What you should do » Starting at the top of the listing, extract every line up to and including the one with "0.550, 0.450, 0.345, 0.260, 0.220, 0.190]". Pictures stay out of the copy.

#### Recorded data

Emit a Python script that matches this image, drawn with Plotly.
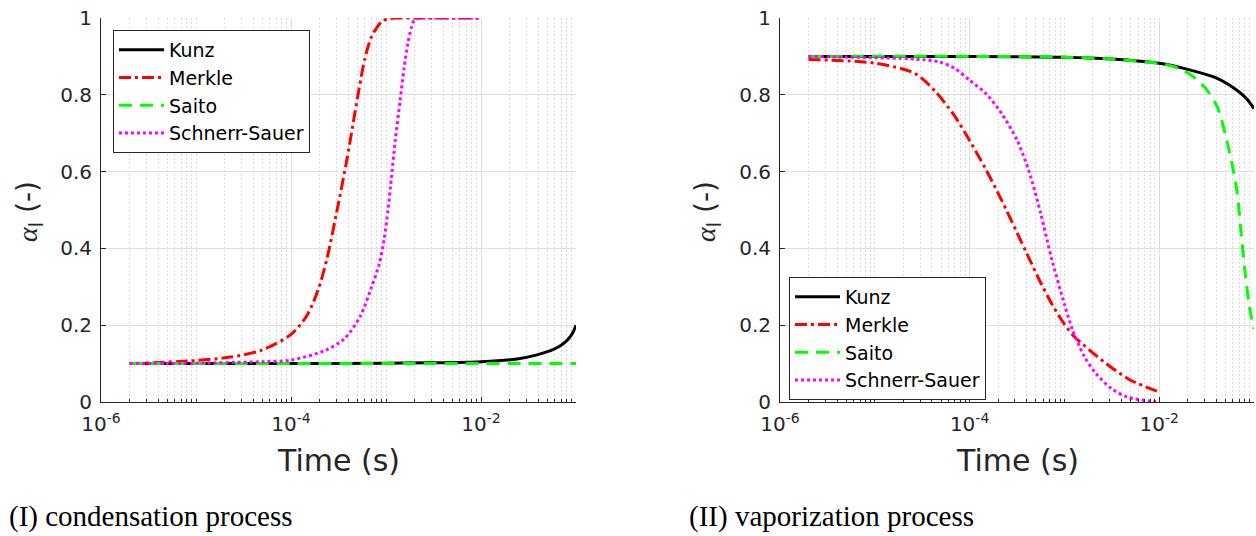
import plotly.graph_objects as go

W, H = 1256, 536

# ---------------- (I) condensation process ----------------
t_kunz_c = [2e-6, 1e-4, 1e-3, 3e-3, 1e-2, 2.4e-2, 3.8e-2, 5e-2, 6.6e-2, 8e-2, 8.7e-2, 9.4e-2, 1e-1]
a_kunz_c = [0.100, 0.100, 0.101, 0.102, 0.105, 0.112, 0.122, 0.131, 0.144, 0.160, 0.170, 0.184, 0.200]

t_merkle_c = [2e-6, 1e-5, 2.3e-5, 4.8e-5, 1e-4, 1.46e-4, 1.93e-4, 2.4e-4, 3e-4, 3.87e-4,
              4.5e-4, 5.2e-4, 6e-4, 7e-4, 8e-4, 9e-4, 1.05e-3, 1.3e-3, 2e-3, 1e-2]
a_merkle_c = [0.100, 0.108, 0.117, 0.134, 0.176, 0.224, 0.292, 0.375, 0.490, 0.630,
              0.725, 0.815, 0.895, 0.950, 0.975, 0.990, 0.998, 1.000, 1.000, 1.000]

t_saito_c = [2e-6, 1e-4, 1e-2, 1e-1]
a_saito_c = [0.100, 0.100, 0.100, 0.100]

t_ss_c = [2e-6, 1e-5, 5e-5, 1e-4, 2.32e-4, 3.69e-4, 5.35e-4, 7.06e-4, 8.5e-4, 9.5e-4,
          1.05e-3, 1.12e-3, 1.25e-3, 1.41e-3, 1.55e-3, 1.7e-3, 1.85e-3, 2e-3, 2.3e-3, 3e-3, 1e-2]
a_ss_c = [0.100, 0.101, 0.105, 0.109, 0.135, 0.166, 0.223, 0.300, 0.360, 0.420,
          0.500, 0.565, 0.680, 0.786, 0.870, 0.934, 0.975, 0.996, 1.000, 1.000, 1.000]

# ---------------- (II) vaporization process ----------------
t_kunz_v = [2e-6, 1e-4, 1e-3, 3.13e-3, 1e-2, 2.09e-2, 4.09e-2, 6.6e-2, 8.5e-2, 1e-1]
a_kunz_v = [0.900, 0.900, 0.898, 0.893, 0.882, 0.865, 0.843, 0.812, 0.788, 0.764]

t_saito_v = [2e-6, 1e-4, 1e-3, 3.13e-3, 1e-2, 1.44e-2, 2.09e-2, 3.08e-2, 4.09e-2, 5.46e-2,
             6.6e-2, 7.25e-2, 8.0e-2, 8.8e-2, 9.4e-2, 1e-1]
a_saito_v = [0.900, 0.900, 0.898, 0.893, 0.882, 0.873, 0.854, 0.817, 0.769, 0.655,
             0.550, 0.450, 0.345, 0.260, 0.220, 0.190]

t_merkle_v = [2e-6, 1.03e-5, 2.67e-5, 4.3e-5, 6.94e-5, 1e-4, 1.49e-4, 2.18e-4, 3.18e-4, 4.04e-4,
              5.64e-4, 7.2e-4, 9.08e-4, 1.21e-3, 1.95e-3, 3.13e-3, 5.05e-3, 1e-2]
a_merkle_v = [0.892, 0.882, 0.855, 0.810, 0.745, 0.681, 0.605, 0.525, 0.440, 0.385,
              0.310, 0.260, 0.218, 0.176, 0.130, 0.090, 0.056, 0.026]

t_ss_v = [2e-6, 2.67e-5, 4.74e-5, 6.94e-5, 1e-4, 1.49e-4, 2.18e-4, 3.18e-4, 4.24e-4, 5.64e-4,
          7.3e-4, 1e-3, 1.21e-3, 1.61e-3, 2.14e-3, 3.13e-3, 4.59e-3, 8.13e-3, 1e-2]
a_ss_v = [0.900, 0.893, 0.886, 0.869, 0.838, 0.803, 0.751, 0.681, 0.600, 0.490,
          0.375, 0.255, 0.190, 0.120, 0.075, 0.035, 0.013, 0.002, 0.000]

model_names = ["Kunz", "Merkle", "Saito", "Schnerr-Sauer"]
model_colors = ["#000000", "#ff0000", "#00ff00", "#ff00ff"]
model_dash = ["solid", "12px,4px,3px,4px", "13px,8px", "3px,3px"]

y_ticks = [0, 0.2, 0.4, 0.6, 0.8, 1]
y_ticktext = ["0", "0.2", "0.4", "0.6", "0.8", "1"]
x_ticks = [1e-6, 1e-4, 1e-2]
x_ticktext = ["10<sup>-6</sup>", "10<sup>-4</sup>", "10<sup>-2</sup>"]
captions = ["(I) condensation process", "(II) vaporization process"]

condensation = [(t_kunz_c, a_kunz_c), (t_merkle_c, a_merkle_c), (t_saito_c, a_saito_c), (t_ss_c, a_ss_c)]
vaporization = [(t_kunz_v, a_kunz_v), (t_merkle_v, a_merkle_v), (t_saito_v, a_saito_v), (t_ss_v, a_ss_v)]

AX = "#262626"
FONT = "DejaVu Sans"

fig = go.Figure()
for series, xa, ya, lg in [(condensation, "x", "y", "legend"),
                           (vaporization, "x2", "y2", "legend2")]:
    for (t, a), name, col, dash in zip(series, model_names, model_colors, model_dash):
        fig.add_trace(go.Scatter(
            x=t, y=a, name=name, mode="lines",
            line=dict(color=col, width=3, dash=dash, shape="spline", smoothing=0.8),
            xaxis=xa, yaxis=ya, legend=lg,
        ))

minor_vals = [k * 10.0 ** e for e in range(-6, -1) for k in range(2, 10)] + [1e-5, 1e-3, 1e-1]


def xaxis_cfg(x0, x1, anchor):
    return dict(
        type="log", range=[-6, -1], domain=[x0 / W, x1 / W], anchor=anchor,
        automargin=False,
        tickmode="array", tickvals=x_ticks, ticktext=x_ticktext,
        showgrid=True, gridcolor="#dedede", gridwidth=1,
        showline=True, linecolor=AX, linewidth=1, zeroline=False,
        ticks="inside", ticklen=5, tickcolor=AX, tickwidth=1,
        tickfont=dict(family=FONT, size=20, color=AX),
        ticklabelstandoff=4,
        minor=dict(tickmode="array", tickvals=minor_vals, ticks="inside", ticklen=3,
                   tickcolor=AX, showgrid=True, gridcolor="#dadada",
                   griddash="2px,2px", gridwidth=1),
    )


def yaxis_cfg(anchor):
    return dict(
        range=[0, 1], domain=[134 / H, 518 / H], anchor=anchor,
        automargin=False,
        tickmode="array", tickvals=y_ticks, ticktext=y_ticktext,
        showgrid=True, gridcolor="#dedede", gridwidth=1,
        showline=True, linecolor=AX, linewidth=1, zeroline=False,
        ticks="inside", ticklen=5, tickcolor=AX, tickwidth=1,
        tickfont=dict(family=FONT, size=20, color=AX),
        ticklabelstandoff=4,
    )


def legend_cfg(x, y):
    return dict(
        x=x / W, y=1 - y / H, xanchor="left", yanchor="top",
        bgcolor="white", bordercolor=AX, borderwidth=1,
        font=dict(family=FONT, size=19, color="#000000"),
        tracegroupgap=0, itemclick=False, itemwidth=45,
    )


annotations = []
for xc_axis, yt_x, cap_x, cap in [(338.5, 30, 7, captions[0]), (1017, 708, 687, captions[1])]:
    annotations.append(dict(
        text="Time (s)", x=xc_axis / W, y=1 - 460 / H, xref="paper", yref="paper",
        xanchor="center", yanchor="middle", showarrow=False,
        font=dict(family=FONT, size=30, color=AX)))
    annotations.append(dict(
        text="<span style='font-family:Liberation Serif'><i>α</i></span><sub>l</sub> (-)",
        x=yt_x / W, y=1 - 212 / H, xref="paper", yref="paper", textangle=-90,
        xanchor="center", yanchor="middle", showarrow=False,
        font=dict(family=FONT, size=28, color=AX)))
    annotations.append(dict(
        text=cap, x=cap_x / W, y=1 - 516.5 / H, xref="paper", yref="paper",
        xanchor="left", yanchor="middle", showarrow=False,
        font=dict(family="Liberation Serif", size=29, color="#000000")))

fig.update_layout(
    width=W, height=H, margin=dict(l=0, r=0, t=0, b=0, autoexpand=False),
    paper_bgcolor="white", plot_bgcolor="white",
    xaxis=xaxis_cfg(101, 576, "y"), yaxis=yaxis_cfg("x"),
    xaxis2=xaxis_cfg(780, 1254, "y2"), yaxis2=yaxis_cfg("x2"),
    legend=legend_cfg(113, 30), legend2=legend_cfg(789, 277),
    annotations=annotations, showlegend=True,
)

fig.write_html("out.html")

########

Complete answer »
Emit a Python script that matches this image, drawn with Plotly.
import plotly.graph_objects as go

W, H = 1256, 536

# ---------------- (I) condensation process ----------------
t_kunz_c = [2e-6, 1e-4, 1e-3, 3e-3, 1e-2, 2.4e-2, 3.8e-2, 5e-2, 6.6e-2, 8e-2, 8.7e-2, 9.4e-2, 1e-1]
a_kunz_c = [0.100, 0.100, 0.101, 0.102, 0.105, 0.112, 0.122, 0.131, 0.144, 0.160, 0.170, 0.184, 0.200]

t_merkle_c = [2e-6, 1e-5, 2.3e-5, 4.8e-5, 1e-4, 1.46e-4, 1.93e-4, 2.4e-4, 3e-4, 3.87e-4,
              4.5e-4, 5.2e-4, 6e-4, 7e-4, 8e-4, 9e-4, 1.05e-3, 1.3e-3, 2e-3, 1e-2]
a_merkle_c = [0.100, 0.108, 0.117, 0.134, 0.176, 0.224, 0.292, 0.375, 0.490, 0.630,
              0.725, 0.815, 0.895, 0.950, 0.975, 0.990, 0.998, 1.000, 1.000, 1.000]

t_saito_c = [2e-6, 1e-4, 1e-2, 1e-1]
a_saito_c = [0.100, 0.100, 0.100, 0.100]

t_ss_c = [2e-6, 1e-5, 5e-5, 1e-4, 2.32e-4, 3.69e-4, 5.35e-4, 7.06e-4, 8.5e-4, 9.5e-4,
          1.05e-3, 1.12e-3, 1.25e-3, 1.41e-3, 1.55e-3, 1.7e-3, 1.85e-3, 2e-3, 2.3e-3, 3e-3, 1e-2]
a_ss_c = [0.100, 0.101, 0.105, 0.109, 0.135, 0.166, 0.223, 0.300, 0.360, 0.420,
          0.500, 0.565, 0.680, 0.786, 0.870, 0.934, 0.975, 0.996, 1.000, 1.000, 1.000]

# ---------------- (II) vaporization process ----------------
t_kunz_v = [2e-6, 1e-4, 1e-3, 3.13e-3, 1e-2, 2.09e-2, 4.09e-2, 6.6e-2, 8.5e-2, 1e-1]
a_kunz_v = [0.900, 0.900, 0.898, 0.893, 0.882, 0.865, 0.843, 0.812, 0.788, 0.764]

t_saito_v = [2e-6, 1e-4, 1e-3, 3.13e-3, 1e-2, 1.44e-2, 2.09e-2, 3.08e-2, 4.09e-2, 5.46e-2,
             6.6e-2, 7.25e-2, 8.0e-2, 8.8e-2, 9.4e-2, 1e-1]
a_saito_v = [0.900, 0.900, 0.898, 0.893, 0.882, 0.873, 0.854, 0.817, 0.769, 0.655,
             0.550, 0.450, 0.345, 0.260, 0.220, 0.190]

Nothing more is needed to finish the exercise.